Até 2008, quando a lei da dupla nacionalidade foi aprovada, bastava falar apenas um dos três idiomas oficiais.
O Governo do Luxemburgo apresentou em março último um projeto-lei que reduz de sete para cinco anos a duração mínima obrigatória de residência para quem se queira candidatar à naturalização. Porém, o projeto-lei mantém os exames de luxemburguês, a única língua exigida para obter a nacionalidade, num país que tem três idiomas oficiais.
Por esse motivo, o documento está a ser criticado pela Associação de Apoio aos Trabalhadores Imigrantes (ASTI), que acusa o Executivo de ignorar o trilinguismo e a “realidade do país”. A ASTI recorda que até 2008, quando a lei da dupla nacionalidade foi aprovada, bastava falar um dos três idiomas. “Com a dupla nacionalidade, que para alguns foi uma pílula difícil de engolir, as exigências linguísticas foram agravadas”, explicou Sérgio Ferreira, porta-voz da ASTI, à agência Lusa.
Portugueses afetados
Para a ASTI, as alterações às regras dos exames de luxemburguês previstas no projeto-lei – a possibilidade de compensar os maus resultados na oral com o teste de compreensão – são apenas “de ordem simbólica”. A associação também teme que os exames afastem imigrantes com baixas qualificações, incluindo portugueses. “A abordagem baseada exclusivamente nos exames é difícil para estas pessoas, e pode afastar muitos”, sustentou Sérgio Ferreira à Lusa.
A Associação acusa o Governo de ter cedido “às exigências” dos partidos da oposição, com quem o Executivo chegou a acordo antes de apresentar o diploma, por estar “traumatizado com os resultados do referendo” sobre o direito de voto dos estrangeiros em eleições legislativas, em Junho de 2015.

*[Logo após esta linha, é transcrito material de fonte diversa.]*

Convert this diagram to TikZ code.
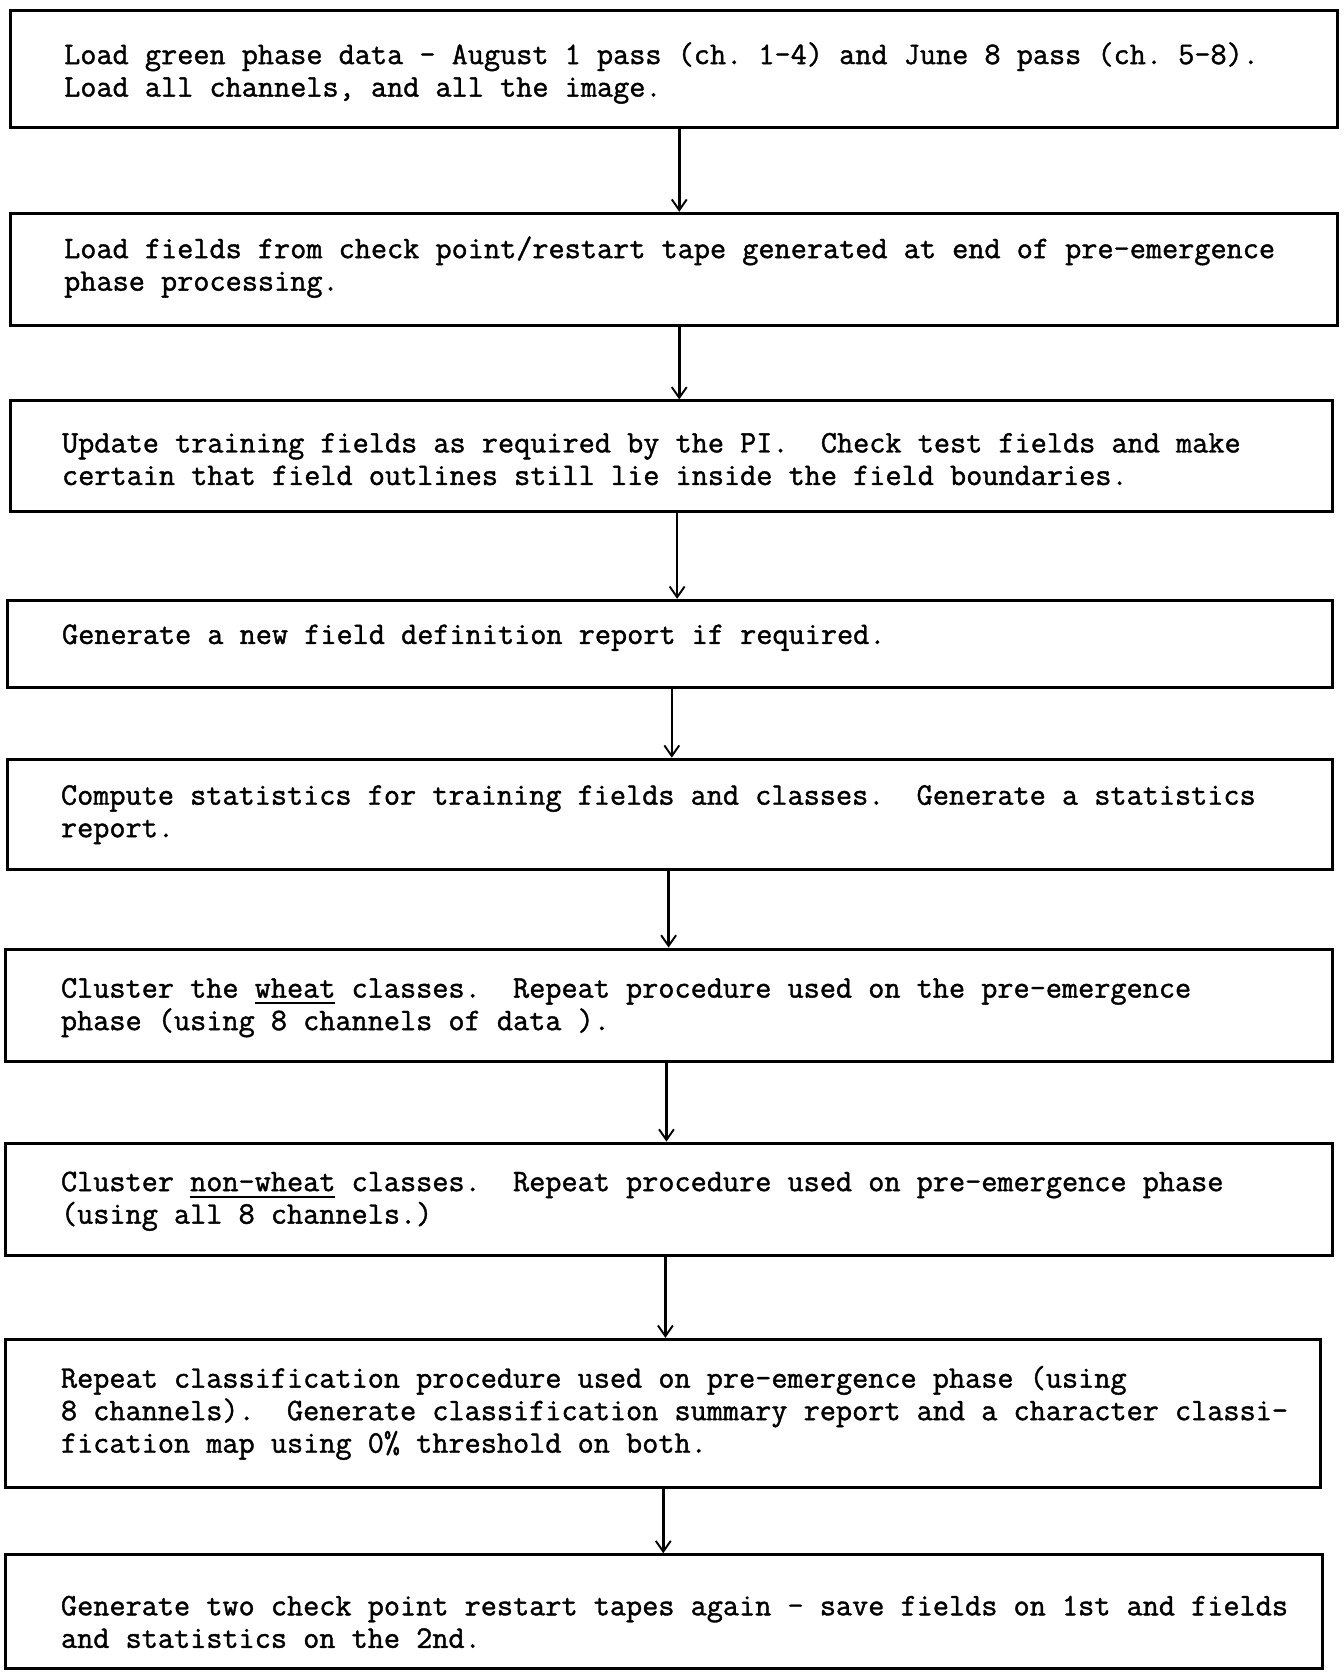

O Executivo saiu derrotado da consulta popular, com 80% dos luxemburgueses a chumbarem a proposta – um resultado que fortaleceu o maior partido da oposição, os cristãos-sociais (CSV), que apoiaram o “não” ao direito de voto dos imigrantes. O Governo comprometeu-se a facilitar as condições de acesso à nacionalidade, para reduzir o défice democrático no país, mas a ASTI considera que “apesar de alguns avanços”, na generalidade, isso não aconteceu.
O projeto-lei prevê a dispensa do exame de luxemburguês para os candidatos que residem há mais de vinte anos no Luxemburgo – caso de muitos portugueses, que começaram a chegar ao país nos anos 1960 -, mas nestes casos exige que tenham frequentado 24 horas de aulas do idioma, uma condição que a ASTI considera aberrante. “Não sei para que é que serve, a não ser para calar a boca aos defensores da língua luxemburguesa. Vinte e quatro horas de qualquer língua não servem para nada, é apenas um alibi político”, acusa o porta-voz.
A exigência exclusiva do luxemburguês, que se tornou língua oficial do país em 1984, já tinha sido alvo de críticas no último Índice de Políticas de Integração (MIPEX), que analisa o acolhimento de imigrantes em 38 países. O estudo apresentado em 2015 aponta que a lei “não corresponde à realidade de um país multilingue, comparando o Grão-Ducado com a Suíça e a Bélgica, “países onde basta o conhecimento de uma das línguas oficiais” para obter a nacionalidade.
Desde 2009, ano em que a lei que permite a dupla cidadania entrou em vigor, sete mil portugueses adquiriram a nacionalidade luxemburguesa, representando mais de um quarto do total de naturalizações, segundo dados do Statec, o gabinete de estatísticas do Luxemburgo. Dos 7026 portugueses que se naturalizaram, a maioria (4057) já nasceram no Luxemburgo, um país que não concede a nacionalidade aos nascidos no território, o chamado direito do solo.
O projeto-lei apresentado pelo governo luxemburguês introduz um direito do solo “parcial”, prevendo que os filhos de estrangeiros nascidos no país possam solicitar a nacionalidade a partir dos 12 anos ou obtê-la automaticamente aos 18. No Luxemburgo vivem cerca de 100 mil portugueses, que representam 17% da população.